**DATASET CONTENT:**
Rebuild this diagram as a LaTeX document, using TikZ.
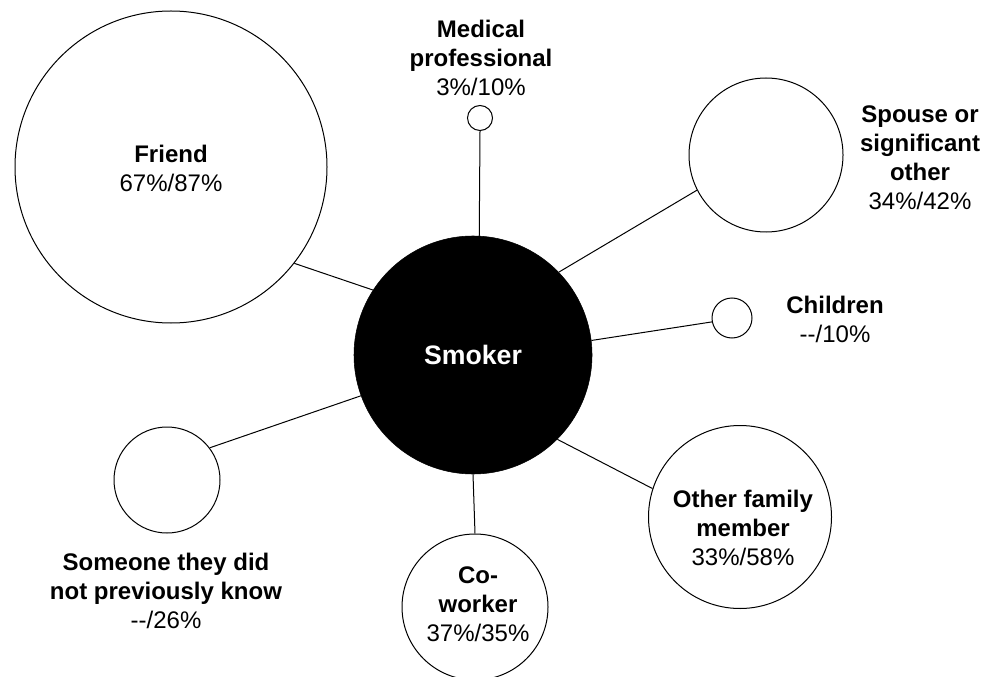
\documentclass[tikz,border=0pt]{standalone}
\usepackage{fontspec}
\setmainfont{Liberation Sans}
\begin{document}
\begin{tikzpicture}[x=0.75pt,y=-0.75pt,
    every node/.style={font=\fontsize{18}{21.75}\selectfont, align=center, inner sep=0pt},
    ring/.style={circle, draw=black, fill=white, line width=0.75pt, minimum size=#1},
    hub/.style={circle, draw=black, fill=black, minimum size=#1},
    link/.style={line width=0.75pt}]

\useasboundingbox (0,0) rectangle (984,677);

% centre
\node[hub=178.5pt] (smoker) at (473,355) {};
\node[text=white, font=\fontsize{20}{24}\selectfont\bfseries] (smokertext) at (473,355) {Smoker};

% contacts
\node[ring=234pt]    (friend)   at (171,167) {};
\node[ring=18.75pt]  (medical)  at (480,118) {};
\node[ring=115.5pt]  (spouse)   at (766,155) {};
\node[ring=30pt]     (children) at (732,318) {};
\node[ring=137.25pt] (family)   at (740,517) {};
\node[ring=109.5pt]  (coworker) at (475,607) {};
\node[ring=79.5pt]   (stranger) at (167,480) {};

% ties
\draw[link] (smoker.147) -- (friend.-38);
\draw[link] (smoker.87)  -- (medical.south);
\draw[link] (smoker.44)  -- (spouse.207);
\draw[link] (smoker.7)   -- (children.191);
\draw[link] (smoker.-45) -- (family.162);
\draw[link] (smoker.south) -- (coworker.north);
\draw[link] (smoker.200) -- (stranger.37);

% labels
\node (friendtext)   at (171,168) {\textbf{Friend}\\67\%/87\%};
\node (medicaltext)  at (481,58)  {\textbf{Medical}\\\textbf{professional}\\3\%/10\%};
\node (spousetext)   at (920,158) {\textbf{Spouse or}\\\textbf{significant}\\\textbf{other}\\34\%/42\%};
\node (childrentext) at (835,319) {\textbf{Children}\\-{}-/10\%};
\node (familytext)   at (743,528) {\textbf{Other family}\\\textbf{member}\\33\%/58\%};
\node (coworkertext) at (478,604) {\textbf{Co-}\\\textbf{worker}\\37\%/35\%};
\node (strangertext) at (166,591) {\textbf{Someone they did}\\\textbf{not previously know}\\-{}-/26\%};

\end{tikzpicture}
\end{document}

**TASK GOAL:** Write out the full listing verbatim, excluding its pictures.

**ANSWER:**
Rebuild this diagram as a LaTeX document, using TikZ.
\documentclass[tikz,border=0pt]{standalone}
\usepackage{fontspec}
\setmainfont{Liberation Sans}
\begin{document}
\begin{tikzpicture}[x=0.75pt,y=-0.75pt,
    every node/.style={font=\fontsize{18}{21.75}\selectfont, align=center, inner sep=0pt},
    ring/.style={circle, draw=black, fill=white, line width=0.75pt, minimum size=#1},
    hub/.style={circle, draw=black, fill=black, minimum size=#1},
    link/.style={line width=0.75pt}]

\useasboundingbox (0,0) rectangle (984,677);

% centre
\node[hub=178.5pt] (smoker) at (473,355) {};
\node[text=white, font=\fontsize{20}{24}\selectfont\bfseries] (smokertext) at (473,355) {Smoker};

% contacts
\node[ring=234pt]    (friend)   at (171,167) {};
\node[ring=18.75pt]  (medical)  at (480,118) {};
\node[ring=115.5pt]  (spouse)   at (766,155) {};
\node[ring=30pt]     (children) at (732,318) {};
\node[ring=137.25pt] (family)   at (740,517) {};
\node[ring=109.5pt]  (coworker) at (475,607) {};
\node[ring=79.5pt]   (stranger) at (167,480) {};

% ties
\draw[link] (smoker.147) -- (friend.-38);
\draw[link] (smoker.87)  -- (medical.south);
\draw[link] (smoker.44)  -- (spouse.207);
\draw[link] (smoker.7)   -- (children.191);
\draw[link] (smoker.-45) -- (family.162);
\draw[link] (smoker.south) -- (coworker.north);
\draw[link] (smoker.200) -- (stranger.37);

% labels
\node (friendtext)   at (171,168) {\textbf{Friend}\\67\%/87\%};
\node (medicaltext)  at (481,58)  {\textbf{Medical}\\\textbf{professional}\\3\%/10\%};
\node (spousetext)   at (920,158) {\textbf{Spouse or}\\\textbf{significant}\\\textbf{other}\\34\%/42\%};
\node (childrentext) at (835,319) {\textbf{Children}\\-{}-/10\%};
\node (familytext)   at (743,528) {\textbf{Other family}\\\textbf{member}\\33\%/58\%};
\node (coworkertext) at (478,604) {\textbf{Co-}\\\textbf{worker}\\37\%/35\%};
\node (strangertext) at (166,591) {\textbf{Someone they did}\\\textbf{not previously know}\\-{}-/26\%};

\end{tikzpicture}
\end{document}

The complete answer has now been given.